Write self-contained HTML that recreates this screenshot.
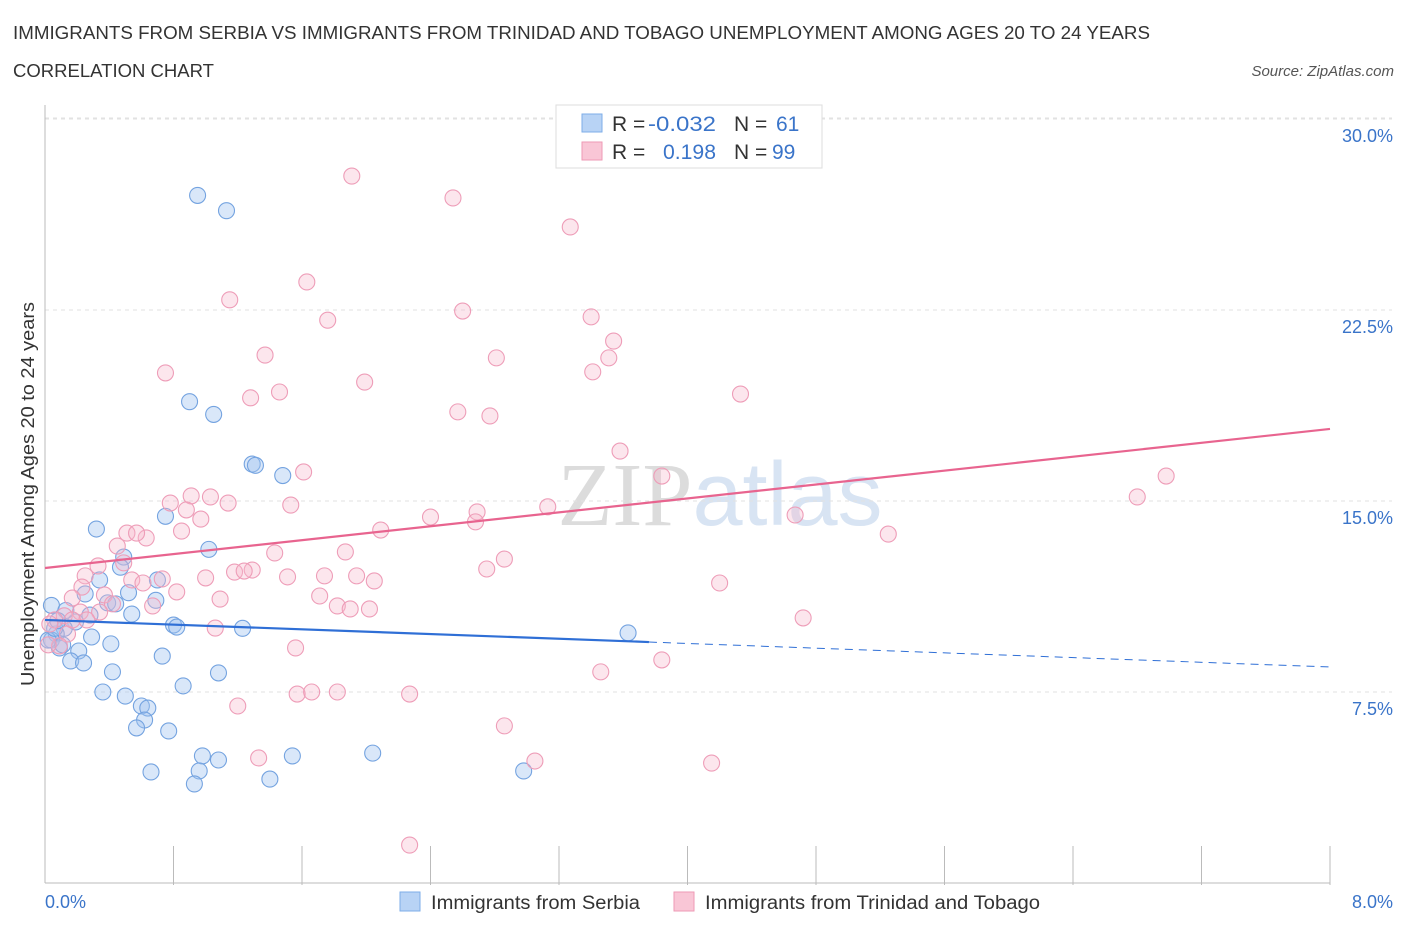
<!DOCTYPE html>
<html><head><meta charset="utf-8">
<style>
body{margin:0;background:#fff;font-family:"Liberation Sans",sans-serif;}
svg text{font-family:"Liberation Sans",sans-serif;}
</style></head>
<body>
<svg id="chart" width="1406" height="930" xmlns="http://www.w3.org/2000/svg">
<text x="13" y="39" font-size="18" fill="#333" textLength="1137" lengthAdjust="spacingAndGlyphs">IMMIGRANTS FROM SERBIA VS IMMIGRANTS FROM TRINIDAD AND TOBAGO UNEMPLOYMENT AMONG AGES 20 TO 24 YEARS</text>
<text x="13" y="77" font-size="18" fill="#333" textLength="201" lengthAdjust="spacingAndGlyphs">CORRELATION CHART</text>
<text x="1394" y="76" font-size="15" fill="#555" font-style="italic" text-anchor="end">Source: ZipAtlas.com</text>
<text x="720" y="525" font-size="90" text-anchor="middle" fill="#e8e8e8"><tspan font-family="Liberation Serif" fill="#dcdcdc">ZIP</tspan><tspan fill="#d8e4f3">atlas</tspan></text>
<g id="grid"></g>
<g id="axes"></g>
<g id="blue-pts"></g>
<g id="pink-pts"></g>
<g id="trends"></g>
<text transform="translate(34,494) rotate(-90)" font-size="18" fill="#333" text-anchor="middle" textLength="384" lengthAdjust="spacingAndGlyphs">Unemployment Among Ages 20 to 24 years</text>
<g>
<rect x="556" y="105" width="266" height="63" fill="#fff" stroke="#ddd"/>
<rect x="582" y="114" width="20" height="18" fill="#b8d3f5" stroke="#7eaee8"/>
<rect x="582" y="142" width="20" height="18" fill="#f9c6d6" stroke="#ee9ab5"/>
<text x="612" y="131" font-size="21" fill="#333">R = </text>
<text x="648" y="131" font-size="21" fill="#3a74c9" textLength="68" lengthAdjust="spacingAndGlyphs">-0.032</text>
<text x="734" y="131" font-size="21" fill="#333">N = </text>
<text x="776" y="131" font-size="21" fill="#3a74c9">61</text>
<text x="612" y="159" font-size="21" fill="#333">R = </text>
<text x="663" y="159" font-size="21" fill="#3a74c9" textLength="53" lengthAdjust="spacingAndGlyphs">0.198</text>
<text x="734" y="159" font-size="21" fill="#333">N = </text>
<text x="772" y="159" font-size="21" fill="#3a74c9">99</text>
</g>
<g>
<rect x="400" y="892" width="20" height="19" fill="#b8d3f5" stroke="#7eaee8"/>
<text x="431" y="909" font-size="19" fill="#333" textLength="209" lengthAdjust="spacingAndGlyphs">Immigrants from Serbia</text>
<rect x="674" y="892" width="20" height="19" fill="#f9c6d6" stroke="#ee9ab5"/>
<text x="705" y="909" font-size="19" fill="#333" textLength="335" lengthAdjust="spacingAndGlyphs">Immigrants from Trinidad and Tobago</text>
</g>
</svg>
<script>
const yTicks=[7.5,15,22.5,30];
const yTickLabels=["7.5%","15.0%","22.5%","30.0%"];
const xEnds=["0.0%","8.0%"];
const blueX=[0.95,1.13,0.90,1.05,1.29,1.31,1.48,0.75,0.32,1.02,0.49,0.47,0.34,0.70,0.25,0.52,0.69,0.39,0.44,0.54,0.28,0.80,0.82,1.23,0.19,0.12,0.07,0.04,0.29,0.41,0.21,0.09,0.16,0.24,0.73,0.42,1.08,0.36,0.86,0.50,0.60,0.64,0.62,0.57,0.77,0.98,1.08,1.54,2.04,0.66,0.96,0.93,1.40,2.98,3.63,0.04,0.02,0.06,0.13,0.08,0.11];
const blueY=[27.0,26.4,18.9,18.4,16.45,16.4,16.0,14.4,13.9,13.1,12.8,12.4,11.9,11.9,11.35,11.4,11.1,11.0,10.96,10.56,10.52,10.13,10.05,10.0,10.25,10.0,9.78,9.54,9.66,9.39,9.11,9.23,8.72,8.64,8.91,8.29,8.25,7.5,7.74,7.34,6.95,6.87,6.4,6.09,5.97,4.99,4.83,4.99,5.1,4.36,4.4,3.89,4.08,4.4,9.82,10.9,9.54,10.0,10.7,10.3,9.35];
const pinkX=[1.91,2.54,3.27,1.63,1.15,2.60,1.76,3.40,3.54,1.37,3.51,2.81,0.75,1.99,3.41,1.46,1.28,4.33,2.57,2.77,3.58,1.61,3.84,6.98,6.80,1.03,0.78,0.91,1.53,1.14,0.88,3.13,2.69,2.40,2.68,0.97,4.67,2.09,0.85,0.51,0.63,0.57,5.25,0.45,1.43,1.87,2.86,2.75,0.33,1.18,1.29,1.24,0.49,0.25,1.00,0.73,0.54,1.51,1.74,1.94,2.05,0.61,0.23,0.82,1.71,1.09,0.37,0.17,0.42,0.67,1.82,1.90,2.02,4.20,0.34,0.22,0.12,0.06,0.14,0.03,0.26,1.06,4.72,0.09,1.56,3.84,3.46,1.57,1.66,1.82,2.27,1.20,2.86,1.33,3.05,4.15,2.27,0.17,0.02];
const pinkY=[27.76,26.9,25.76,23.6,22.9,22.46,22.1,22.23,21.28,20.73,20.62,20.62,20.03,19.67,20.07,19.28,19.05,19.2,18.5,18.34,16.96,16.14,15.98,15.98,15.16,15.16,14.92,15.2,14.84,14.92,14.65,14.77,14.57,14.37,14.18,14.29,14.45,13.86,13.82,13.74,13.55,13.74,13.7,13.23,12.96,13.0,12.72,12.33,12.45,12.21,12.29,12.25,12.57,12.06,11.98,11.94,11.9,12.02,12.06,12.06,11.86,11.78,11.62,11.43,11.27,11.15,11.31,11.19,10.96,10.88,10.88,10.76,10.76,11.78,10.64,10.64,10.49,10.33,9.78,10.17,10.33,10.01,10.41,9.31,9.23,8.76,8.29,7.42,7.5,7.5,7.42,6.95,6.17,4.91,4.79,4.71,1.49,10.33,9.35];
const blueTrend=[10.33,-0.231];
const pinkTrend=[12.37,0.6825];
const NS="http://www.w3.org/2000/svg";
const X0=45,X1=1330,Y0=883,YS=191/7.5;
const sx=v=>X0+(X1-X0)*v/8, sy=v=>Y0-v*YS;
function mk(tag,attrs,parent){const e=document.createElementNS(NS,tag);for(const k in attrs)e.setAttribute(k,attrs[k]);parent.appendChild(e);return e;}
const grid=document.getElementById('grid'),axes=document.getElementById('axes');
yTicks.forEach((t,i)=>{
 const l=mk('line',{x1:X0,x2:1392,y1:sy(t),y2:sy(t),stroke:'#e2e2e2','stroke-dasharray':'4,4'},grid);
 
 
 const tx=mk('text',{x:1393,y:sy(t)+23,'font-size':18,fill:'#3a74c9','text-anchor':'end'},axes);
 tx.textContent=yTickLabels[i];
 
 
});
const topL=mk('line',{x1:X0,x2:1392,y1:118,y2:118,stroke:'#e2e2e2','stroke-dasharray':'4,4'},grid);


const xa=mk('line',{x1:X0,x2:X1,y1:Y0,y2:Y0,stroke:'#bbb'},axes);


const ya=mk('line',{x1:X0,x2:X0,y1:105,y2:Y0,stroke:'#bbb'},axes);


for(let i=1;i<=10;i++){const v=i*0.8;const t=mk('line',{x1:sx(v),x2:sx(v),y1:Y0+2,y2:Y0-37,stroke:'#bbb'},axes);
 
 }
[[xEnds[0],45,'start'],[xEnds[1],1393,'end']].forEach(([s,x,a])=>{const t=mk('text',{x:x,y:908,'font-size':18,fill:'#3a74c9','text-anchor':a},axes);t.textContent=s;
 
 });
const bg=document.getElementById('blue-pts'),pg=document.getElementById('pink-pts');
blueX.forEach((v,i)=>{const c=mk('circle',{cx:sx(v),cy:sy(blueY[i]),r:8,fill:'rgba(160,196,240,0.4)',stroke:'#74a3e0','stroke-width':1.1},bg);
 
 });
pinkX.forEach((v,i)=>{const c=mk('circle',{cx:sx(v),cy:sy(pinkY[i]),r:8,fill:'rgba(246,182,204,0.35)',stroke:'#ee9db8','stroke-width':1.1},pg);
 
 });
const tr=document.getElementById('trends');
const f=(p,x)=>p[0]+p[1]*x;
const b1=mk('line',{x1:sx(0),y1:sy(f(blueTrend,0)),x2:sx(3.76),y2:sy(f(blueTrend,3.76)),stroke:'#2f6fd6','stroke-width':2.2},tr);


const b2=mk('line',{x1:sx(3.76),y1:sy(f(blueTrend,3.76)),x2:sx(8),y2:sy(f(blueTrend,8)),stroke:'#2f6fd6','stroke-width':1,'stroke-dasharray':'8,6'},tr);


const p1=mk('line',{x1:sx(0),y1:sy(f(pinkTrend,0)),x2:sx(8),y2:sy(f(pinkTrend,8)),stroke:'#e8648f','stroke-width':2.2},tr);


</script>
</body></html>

========================

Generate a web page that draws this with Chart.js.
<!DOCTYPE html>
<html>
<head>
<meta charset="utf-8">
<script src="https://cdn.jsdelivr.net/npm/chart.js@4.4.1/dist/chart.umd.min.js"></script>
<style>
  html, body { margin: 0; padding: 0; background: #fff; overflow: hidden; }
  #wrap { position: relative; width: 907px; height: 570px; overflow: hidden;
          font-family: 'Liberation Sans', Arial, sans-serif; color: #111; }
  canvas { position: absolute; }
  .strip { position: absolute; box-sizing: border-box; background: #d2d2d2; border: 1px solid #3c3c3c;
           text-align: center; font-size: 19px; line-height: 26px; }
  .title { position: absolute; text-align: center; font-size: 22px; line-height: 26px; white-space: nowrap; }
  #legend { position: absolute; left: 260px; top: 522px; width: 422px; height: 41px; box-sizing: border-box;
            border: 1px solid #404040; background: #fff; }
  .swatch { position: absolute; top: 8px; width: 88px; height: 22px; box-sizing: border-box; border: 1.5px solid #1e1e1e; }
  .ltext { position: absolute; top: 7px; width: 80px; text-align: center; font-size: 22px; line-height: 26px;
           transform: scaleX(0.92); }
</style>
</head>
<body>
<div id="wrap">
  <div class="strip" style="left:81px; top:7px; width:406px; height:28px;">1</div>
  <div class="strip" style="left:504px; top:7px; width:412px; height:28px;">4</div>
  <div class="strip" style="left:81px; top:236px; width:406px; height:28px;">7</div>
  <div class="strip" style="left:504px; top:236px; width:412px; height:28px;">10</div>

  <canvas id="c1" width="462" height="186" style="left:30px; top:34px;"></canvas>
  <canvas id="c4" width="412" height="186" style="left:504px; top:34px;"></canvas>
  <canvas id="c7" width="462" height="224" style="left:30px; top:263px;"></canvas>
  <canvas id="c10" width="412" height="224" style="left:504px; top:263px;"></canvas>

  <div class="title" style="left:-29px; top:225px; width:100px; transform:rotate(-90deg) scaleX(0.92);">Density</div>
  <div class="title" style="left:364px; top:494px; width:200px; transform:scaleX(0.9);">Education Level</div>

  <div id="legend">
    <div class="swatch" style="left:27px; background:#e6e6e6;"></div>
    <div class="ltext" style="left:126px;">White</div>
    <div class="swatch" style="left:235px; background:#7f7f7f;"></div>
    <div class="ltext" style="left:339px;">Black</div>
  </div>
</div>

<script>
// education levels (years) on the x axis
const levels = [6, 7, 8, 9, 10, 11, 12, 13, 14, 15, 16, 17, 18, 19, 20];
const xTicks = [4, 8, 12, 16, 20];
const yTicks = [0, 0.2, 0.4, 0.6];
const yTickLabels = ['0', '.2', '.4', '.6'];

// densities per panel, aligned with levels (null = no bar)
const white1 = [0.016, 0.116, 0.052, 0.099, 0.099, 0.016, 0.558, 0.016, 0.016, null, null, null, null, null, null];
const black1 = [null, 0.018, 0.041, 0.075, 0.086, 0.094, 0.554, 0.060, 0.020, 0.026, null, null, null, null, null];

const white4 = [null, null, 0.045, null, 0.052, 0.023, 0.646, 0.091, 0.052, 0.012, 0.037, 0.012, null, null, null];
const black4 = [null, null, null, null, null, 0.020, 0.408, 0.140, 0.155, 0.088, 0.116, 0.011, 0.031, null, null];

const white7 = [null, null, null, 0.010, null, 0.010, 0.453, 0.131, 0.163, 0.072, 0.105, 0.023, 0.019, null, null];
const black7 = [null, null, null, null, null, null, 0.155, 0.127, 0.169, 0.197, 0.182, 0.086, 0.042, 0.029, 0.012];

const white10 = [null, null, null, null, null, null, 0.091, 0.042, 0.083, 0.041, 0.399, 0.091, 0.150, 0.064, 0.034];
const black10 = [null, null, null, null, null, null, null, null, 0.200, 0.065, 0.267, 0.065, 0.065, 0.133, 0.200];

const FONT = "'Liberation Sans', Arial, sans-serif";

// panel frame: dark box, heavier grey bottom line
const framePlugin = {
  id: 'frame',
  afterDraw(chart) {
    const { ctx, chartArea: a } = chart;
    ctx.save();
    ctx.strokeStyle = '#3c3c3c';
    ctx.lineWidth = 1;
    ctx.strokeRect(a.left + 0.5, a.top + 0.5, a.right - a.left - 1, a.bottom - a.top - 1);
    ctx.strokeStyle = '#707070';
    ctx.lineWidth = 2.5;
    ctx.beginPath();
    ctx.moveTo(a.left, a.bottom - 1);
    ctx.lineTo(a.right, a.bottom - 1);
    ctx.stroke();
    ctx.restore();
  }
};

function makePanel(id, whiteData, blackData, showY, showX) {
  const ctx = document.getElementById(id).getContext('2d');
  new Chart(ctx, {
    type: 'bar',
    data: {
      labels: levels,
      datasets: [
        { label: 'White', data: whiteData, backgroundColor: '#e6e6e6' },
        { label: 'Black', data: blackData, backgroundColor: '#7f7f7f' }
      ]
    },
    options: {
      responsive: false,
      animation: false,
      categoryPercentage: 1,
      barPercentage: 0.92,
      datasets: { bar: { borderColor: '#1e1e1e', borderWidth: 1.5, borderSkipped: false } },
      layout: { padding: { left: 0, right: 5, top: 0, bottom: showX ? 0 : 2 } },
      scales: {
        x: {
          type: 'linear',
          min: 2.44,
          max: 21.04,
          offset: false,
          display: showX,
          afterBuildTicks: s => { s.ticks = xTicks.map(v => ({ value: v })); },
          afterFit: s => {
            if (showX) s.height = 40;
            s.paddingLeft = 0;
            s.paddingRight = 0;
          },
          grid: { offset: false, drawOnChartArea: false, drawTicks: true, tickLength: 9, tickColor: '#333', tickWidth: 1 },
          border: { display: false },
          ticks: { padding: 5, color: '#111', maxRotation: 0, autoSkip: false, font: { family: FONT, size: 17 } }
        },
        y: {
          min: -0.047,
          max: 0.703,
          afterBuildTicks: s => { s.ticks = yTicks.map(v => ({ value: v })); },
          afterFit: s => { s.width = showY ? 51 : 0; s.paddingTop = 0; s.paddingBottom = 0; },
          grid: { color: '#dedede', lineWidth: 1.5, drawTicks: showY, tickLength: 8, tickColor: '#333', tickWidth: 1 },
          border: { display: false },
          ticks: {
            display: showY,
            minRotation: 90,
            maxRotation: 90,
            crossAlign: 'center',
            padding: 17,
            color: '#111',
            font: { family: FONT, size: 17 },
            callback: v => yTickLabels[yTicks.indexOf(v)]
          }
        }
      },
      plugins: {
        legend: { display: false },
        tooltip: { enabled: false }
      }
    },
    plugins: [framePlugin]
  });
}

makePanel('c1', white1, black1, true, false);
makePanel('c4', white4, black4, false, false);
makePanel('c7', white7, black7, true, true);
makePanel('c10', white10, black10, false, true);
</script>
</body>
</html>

========================

Count all lines of the data that include "with". The answer is the number alone.

> **Solution to the problem**:
2